Energy flows continually.

Participation never ceases.

Yet the organism persists.

Its continuity does not consist in preserving identical material.

It consists in preserving an organised way of participating in the world.

Seen in this light, continuity becomes one of the most remarkable geometries of becoming.

It is neither permanence nor repetition.

It is organised transformation.

This also helps us understand memory.

Memory is often imagined as the storage of unchanged contents.

But our own experience suggests otherwise.

Each act of remembering subtly reorganises what is remembered.

Memory continues not because it perfectly preserves the past, but because it continually reconstructs relations that remain meaningful.

The same may be said of learning.

Learning does not accumulate fixed representations.

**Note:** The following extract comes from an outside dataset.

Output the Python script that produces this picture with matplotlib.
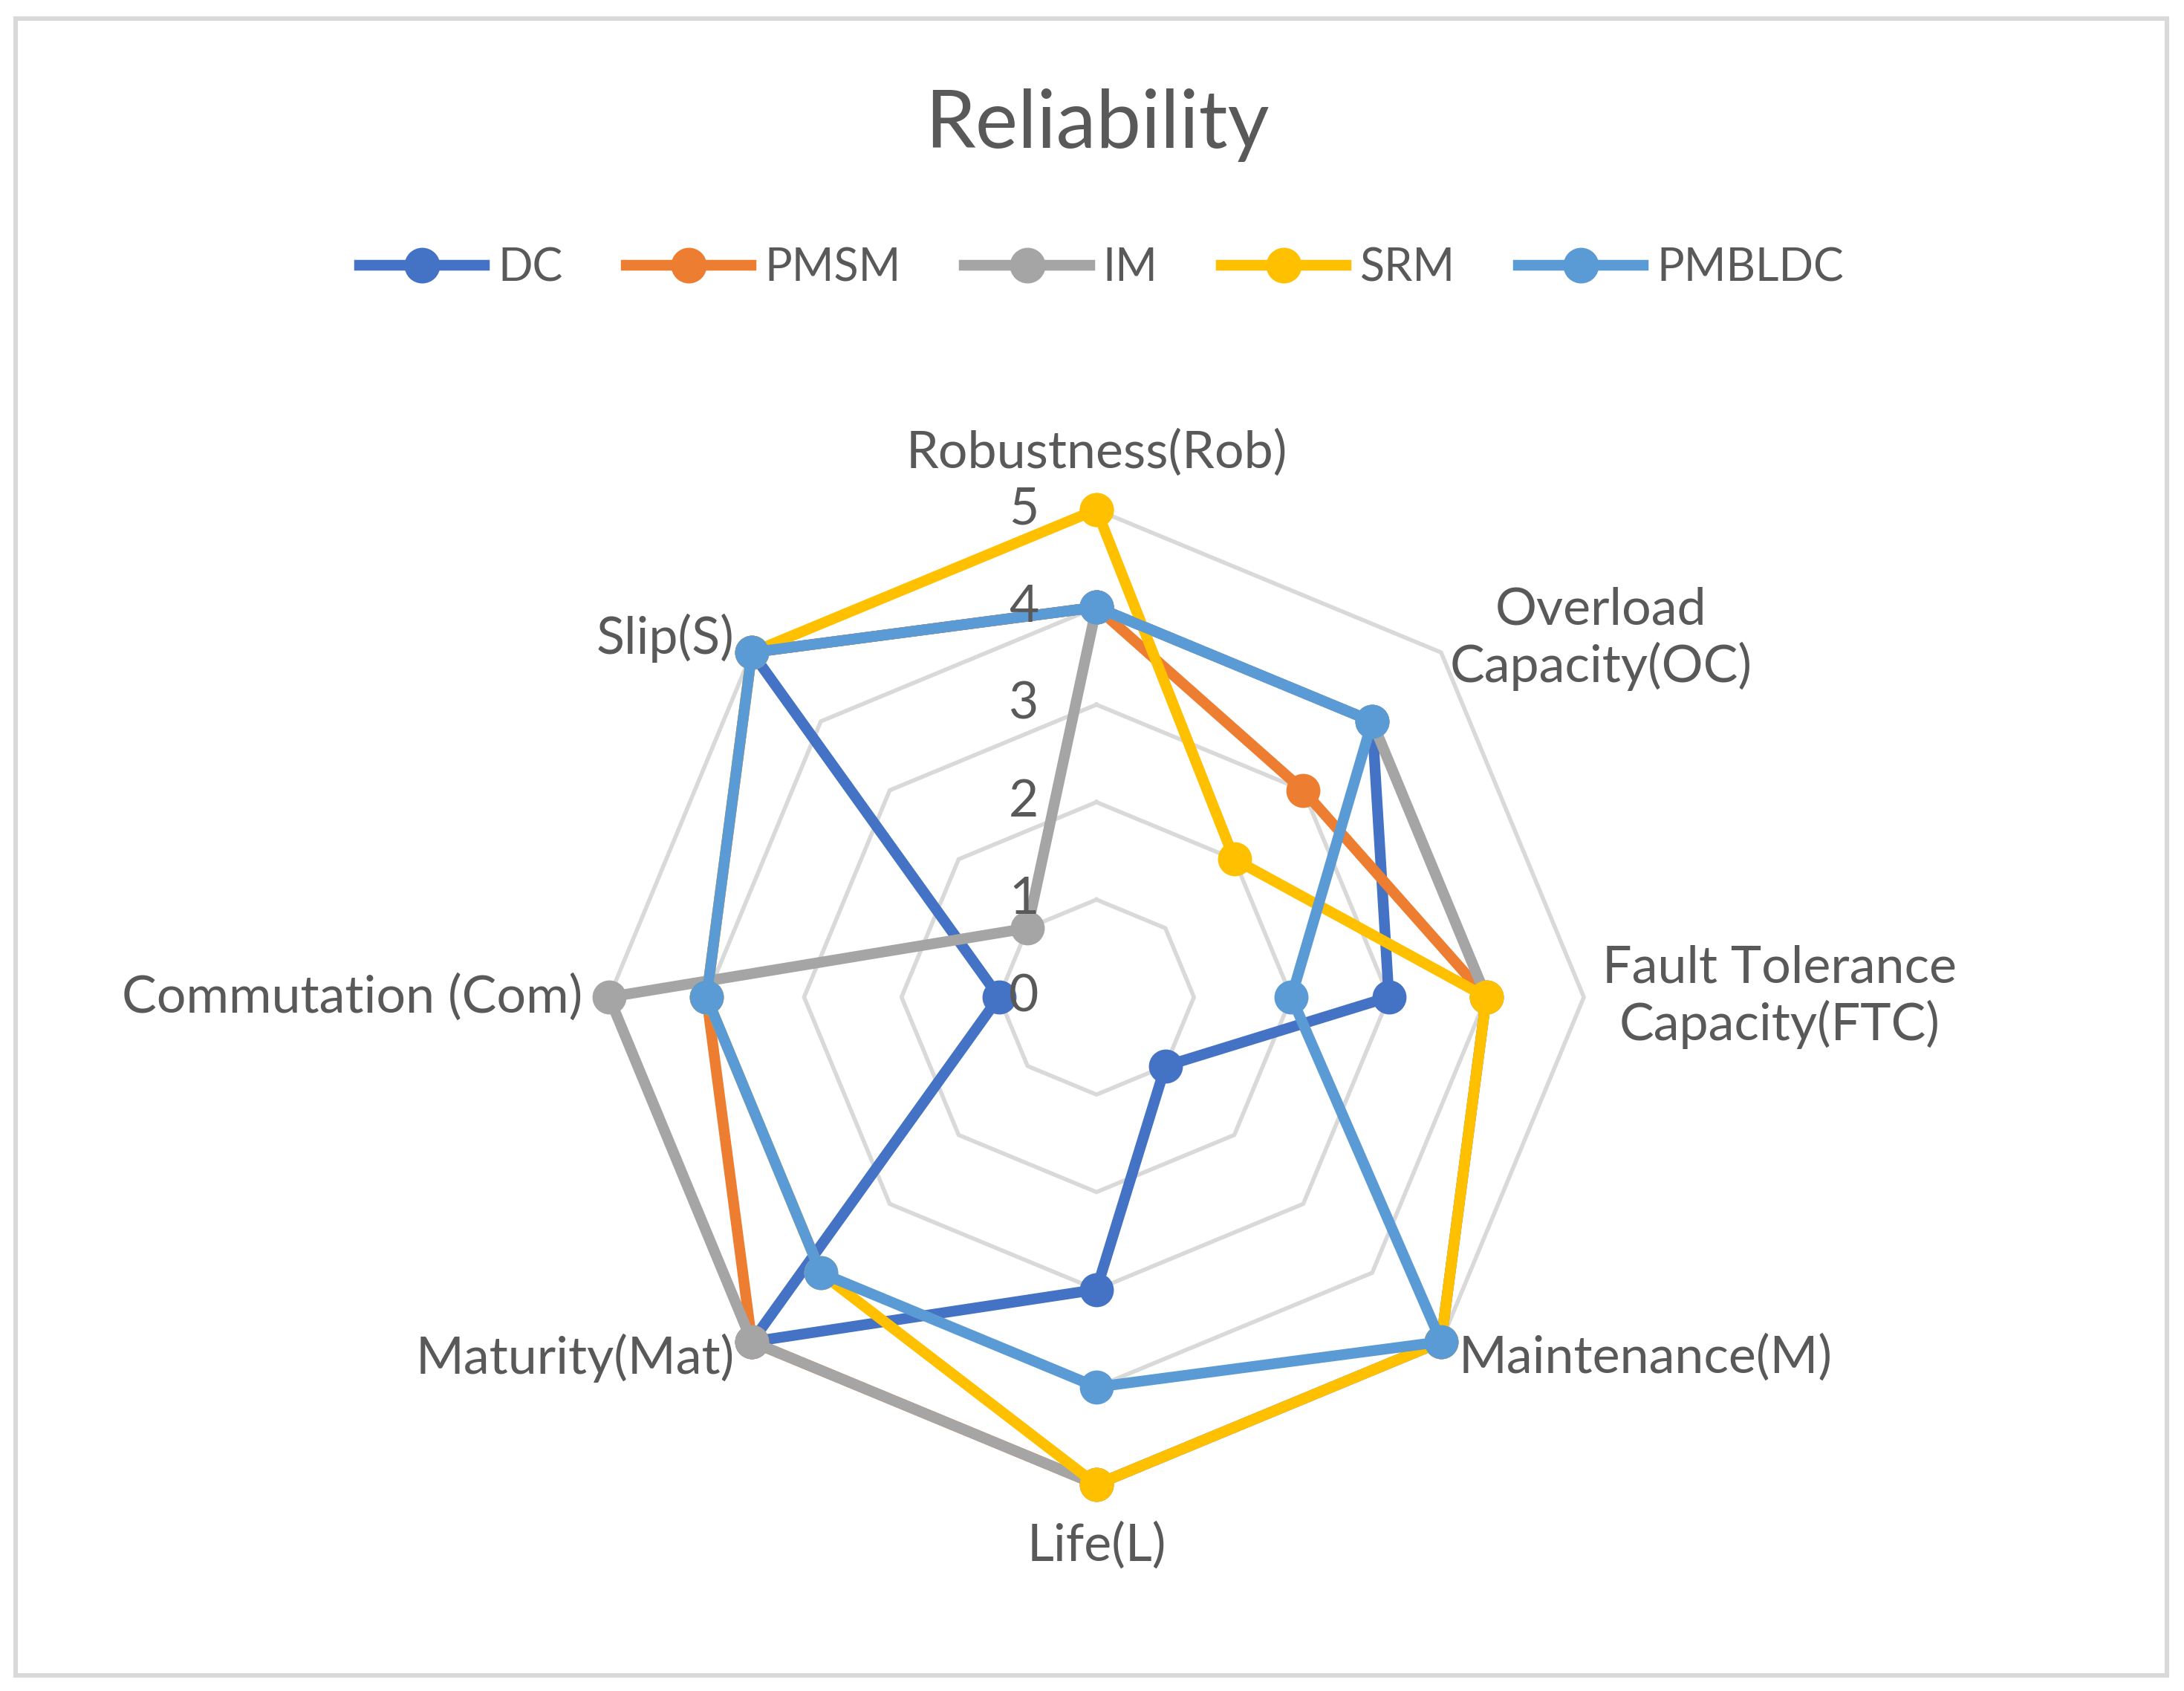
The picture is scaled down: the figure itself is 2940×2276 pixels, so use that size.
import numpy as np
import matplotlib
matplotlib.use("Agg")
import matplotlib.pyplot as plt
from matplotlib.patches import Rectangle

plt.rcParams['font.family'] = ['Lato', 'DejaVu Sans']

# data
categories = ["Robustness(Rob)", "Overload\nCapacity(OC)", "Fault Tolerance\nCapacity(FTC)",
              "Maintenance(M)", "Life(L)", "Maturity(Mat)", "Commutation (Com)", "Slip(S)"]
dc = [4, 4, 3, 1, 3, 5, 1, 5]
pmsm = [4, 3, 4, 5, 5, 5, 4, 5]
im = [4, 4, 4, 5, 5, 5, 5, 1]
srm = [5, 2, 4, 5, 5, 4, 4, 5]
pmbldc = [4, 4, 2, 5, 4, 4, 4, 5]
series_names = ["DC", "PMSM", "IM", "SRM", "PMBLDC"]
tick_values = [0, 1, 2, 3, 4, 5]

colors = ["#4472C4", "#ED7D31", "#A5A5A5", "#FFC000", "#5B9BD5"]
text_col = "#595959"
grid_col = "#D9D9D9"

fig = plt.figure(figsize=(14.7, 11.38), dpi=200)
ax = fig.add_axes([0.2789, 0.1221, 0.4463, 0.5765], projection='polar')
ax.set_theta_zero_location('N')
ax.set_theta_direction(-1)
ax.set_ylim(0, 5)
ax.grid(False)
ax.spines['polar'].set_visible(False)
ax.set_xticks([])
ax.set_yticks([])
ax.patch.set_alpha(0)

n = len(categories)
angles = np.arange(n) * 2 * np.pi / n
closed = np.append(angles, angles[0])

# octagon gridlines
for k in tick_values[1:]:
    ax.plot(closed, [k] * (n + 1), color=grid_col, lw=2.0, zorder=1, clip_on=False)

all_series = [dc, pmsm, im, srm, pmbldc]
for i, (name, vals) in enumerate(zip(series_names, all_series)):
    v = np.append(vals, vals[0])
    ax.plot(closed, v, color=colors[i], lw=5.2, marker='o', markersize=15.5,
            label=name, zorder=3 + i, clip_on=False, solid_joinstyle='round')

# radial tick labels
for k in tick_values:
    ax.annotate(str(k), xy=(0, k), xytext=(-28, 0), textcoords='offset points',
                ha='right', va='center', fontsize=25, color=text_col, zorder=20)

# axis labels: offsets (points) and alignment per axis
label_pos = [((0, 27.7), 'center'), ((77.6, 6.7), 'center'), ((95, 0), 'center'),
             ((8.4, -7.8), 'left'), ((0, -29.7), 'center'), ((-8.4, -7.8), 'right'),
             ((-12.8, 0), 'right'), ((-8.4, 7.1), 'right')]
for ang, lab, (off, ha) in zip(angles, categories, label_pos):
    ax.annotate(lab, xy=(ang, 5), xytext=off, textcoords='offset points',
                ha=ha, va='center', multialignment='center', fontsize=25.2,
                color=text_col, linespacing=1.2, annotation_clip=False)

fig.text(0.5025, 0.9126, "Reliability", ha='center', va='baseline',
         fontsize=39, color=text_col)

leg = fig.legend(loc='center', bbox_to_anchor=(0.5045, 0.8415), ncol=5, frameon=False,
                 fontsize=22, handlelength=2.75, handletextpad=0.3, columnspacing=1.4,
                 markerscale=1.05)
for t in leg.get_texts():
    t.set_color(text_col)

fig.add_artist(Rectangle((21 / 2940, 1 - 2255 / 2276), (2917 - 21) / 2940, (2255 - 25) / 2276,
                         transform=fig.transFigure, fill=False, edgecolor=grid_col, lw=2.2))

fig.savefig("out.png", dpi=200, facecolor='white')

It enriches future participation.

The learner does not become a container holding more knowledge.

The learner becomes capable of participating in richer organisations of possibility.

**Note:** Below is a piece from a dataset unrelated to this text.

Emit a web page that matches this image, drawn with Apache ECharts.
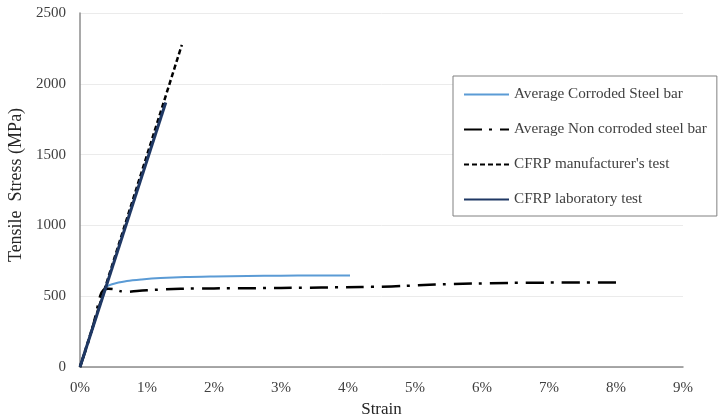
<!DOCTYPE html>
<html>
<head>
<meta charset="utf-8">
<script src="https://cdn.jsdelivr.net/npm/echarts@6/dist/echarts.min.js"></script>
<style>
html,body{margin:0;padding:0;background:#fff;}
#chart{width:721px;height:419px;}
</style>
</head>
<body>
<div id="chart"></div>
<script>
// Strain in %, stress in MPa
const seriesNames = ["Average Corroded Steel bar", "Average Non corroded steel bar", "CFRP manufacturer's test", "CFRP laboratory test"];
const corrodedSteel = [[0,0],[0.2,290],[0.39,561],[0.45,580],[0.52,590],[0.7,607],[0.92,618],[1.2,628],[1.57,636],[2,640],[2.5,643],[3,645],[3.5,646],[4.03,646]];
const nonCorrodedSteel = [[0,0],[0.1,140],[0.2,300],[0.3,500],[0.35,545],[0.42,553],[0.5,550],[0.6,536],[0.7,530],[0.85,537],[1,542],[1.5,553],[2,555],[3,558],[4.2,565],[4.5,567],[4.8,572],[5.3,582],[5.85,589],[6.4,594],[7,596],[8.02,597]];
const cfrpManufacturer = [[0,0],[1.52,2275]];
const cfrpLaboratory = [[0,0],[1.28,1868]];
const xTicks = [0,1,2,3,4,5,6,7,8,9];
const yTicks = [0,500,1000,1500,2000,2500];

const chart = echarts.init(document.getElementById('chart'), null, {renderer:'canvas'});
const serif = '"Liberation Serif", "Times New Roman", serif';
chart.setOption({
  animation:false,
  backgroundColor:'#ffffff',
  grid:{left:80, right:38, top:13, bottom:52, containLabel:false, outerBoundsMode:'none'},
  legend:{
    orient:'vertical', left:453, top:76,
    data:seriesNames,
    itemWidth:45, itemHeight:10, itemGap:20,
    padding:[11,10,9,10],
    borderColor:'#808080', borderWidth:1,
    backgroundColor:'#ffffff',
    itemStyle:{opacity:0},
    textStyle:{fontFamily:serif, fontSize:15.2, color:'#404040'}
  },
  xAxis:{
    type:'value', min:xTicks[0], max:xTicks[xTicks.length-1], interval:1,
    name:'Strain', nameLocation:'middle', nameGap:33,
    nameTextStyle:{fontFamily:serif, fontSize:17, color:'#262626'},
    axisLine:{show:true, lineStyle:{color:'#8c8c8c', width:1.5}},
    axisTick:{show:false},
    splitLine:{show:false},
    axisLabel:{fontFamily:serif, fontSize:15, color:'#404040', margin:14, formatter:'{value}%'}
  },
  yAxis:{
    type:'value', min:yTicks[0], max:yTicks[yTicks.length-1], interval:500,
    name:'Tensile  Stress (MPa)', nameLocation:'middle', nameGap:52,
    nameTextStyle:{fontFamily:serif, fontSize:18, color:'#262626', padding:[0,0,0,10]},
    axisLine:{show:true, lineStyle:{color:'#8c8c8c', width:1.5}},
    axisTick:{show:false},
    splitLine:{show:true, lineStyle:{color:'#ebebeb', width:1}},
    axisLabel:{fontFamily:serif, fontSize:15, color:'#404040', margin:14, formatter:function(v){return String(v);}}
  },
  series:[
    {name:seriesNames[0], type:'line', data:corrodedSteel, symbol:'none', smooth:0.3,
     lineStyle:{color:'#5b9bd5', width:2}, itemStyle:{color:'#5b9bd5'}},
    {name:seriesNames[1], type:'line', data:nonCorrodedSteel, symbol:'none', smooth:0.2,
     lineStyle:{color:'#000000', width:2.5, type:[18,7,3,8]}, itemStyle:{color:'#000000'}},
    {name:seriesNames[2], type:'line', data:cfrpManufacturer, symbol:'none',
     lineStyle:{color:'#000000', width:2.5, type:[5,3]}, itemStyle:{color:'#000000'}},
    {name:seriesNames[3], type:'line', data:cfrpLaboratory, symbol:'none',
     lineStyle:{color:'#1f3864', width:3}, itemStyle:{color:'#1f3864'}}
  ]
});
</script>
</body>
</html>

Continuity therefore has little to do with standing still.

Quite the opposite.

Standing perfectly still would bring becoming to an end.

Continuity belongs to movement.

Not movement without organisation.

Movement whose organisation remains recognisable through change.

Perhaps this is why continuity and constraint belong so closely together.

Constraint gives organisation its form.

Continuity allows that organisation to participate in time without dissolving into randomness.

Neither opposes change.

Together they make change intelligible.

The same insight returns us to one of the oldest philosophical questions.

How can something both change and remain?

Perhaps the difficulty lies in assuming that the same aspect of reality must do both.

Things change.

Organisations continue.

Actualisations differ.

Possibilities remain organised.

Once these distinctions become visible, the apparent contradiction quietly disappears.

Continuity is no longer the persistence of identical things.

It is the persistence of organised possibility through continual becoming.

Nothing in reality escapes change.

Nor need it.

For wherever organisation participates in becoming, continuity is already present.

Not resisting change.

Allowing change to remain itself.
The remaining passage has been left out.